Disutradarai oleh Agus Noor, pementasan yang didukung oleh Kementerian Pendidikan dan Kebudayaan ini ditampilkan di Teater Besar Taman Ismail Marzuki Jakarta pada 27 dan 28 September 2024.
Tampil para aktor dan aktris andalan Indonesia Kita, yaitu Butet Kartaredjasa, Cak Lontong, Akbar Kobar, Abdel Achrian, Inaya Wahid, Sha Ine Febriyanti, Bude Sumiarsih, Marwoto, Susilo Nugroho, Joened, dan Wisben.
Pertunjukan ini diiringi musik dari Orkes Sinten Remen dan dimeriahkan oleh para penari dari DvK Art Movement.

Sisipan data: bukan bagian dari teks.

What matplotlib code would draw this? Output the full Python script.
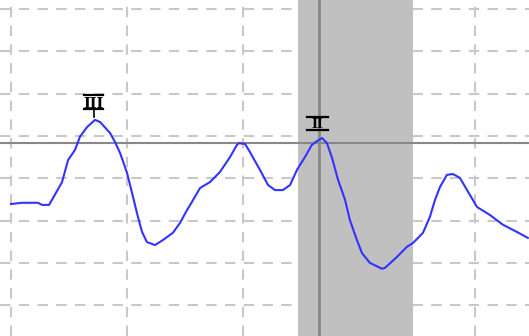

Pertunjukan Si Manis Jembatan Merah ini mengisahkan keberadaan sebuah jembatan di suatu kota yang memiliki nilai sejarah penting bagi penduduk di situ. Ada berbagai kenangan yang melekat di jembatan tersebut.
Dari kenangan veteran perang yang kerap menziarahi jembatan yang pernah dipertahankannya dari serangan musuh, kaum-kaum terpinggirkan yang menggunakan jembatan itu sebagai rumah mereka, hingga keberadaan hantu perempuan yang konon kerap menangis.
Konflik warga terjadi ketika muncul kabar jembatan merah akan dirubuhkan untuk digantikan jembatan lintasan bagi kereta super cepat. Ketika banyak orang mulai jatuh sakit dan bahkan mati, muncul rumor bahwa penunggu jembatan merah meminta tumbal.
Dalam tulisan pengantarnya, Dirjen Kebudayaan Hilmar Farid menyampaikan bahwa Si Manis Jembatan Merah karya Agus Noor mengajak kita melihat kembali sejarah sebagai cermin untuk melihat kondisi saat ini.
Baca Juga: Seniman Kamoro Lawatan Budaya Ke Jawa Tengah, Kenalkan Budaya Pesisir Selatan Papua
Betapa jauh kesenjangan antara apa yang dibayangkan saat awal kemerdekaan dulu dengan apa yang kita lihat sekarang. Kesenjangan itu menciptakan ruang, dan dalam ruang itulah kita bisa melakukan refleksi tentang apa yang salah dalam perjalanan kita sebagai bangsa.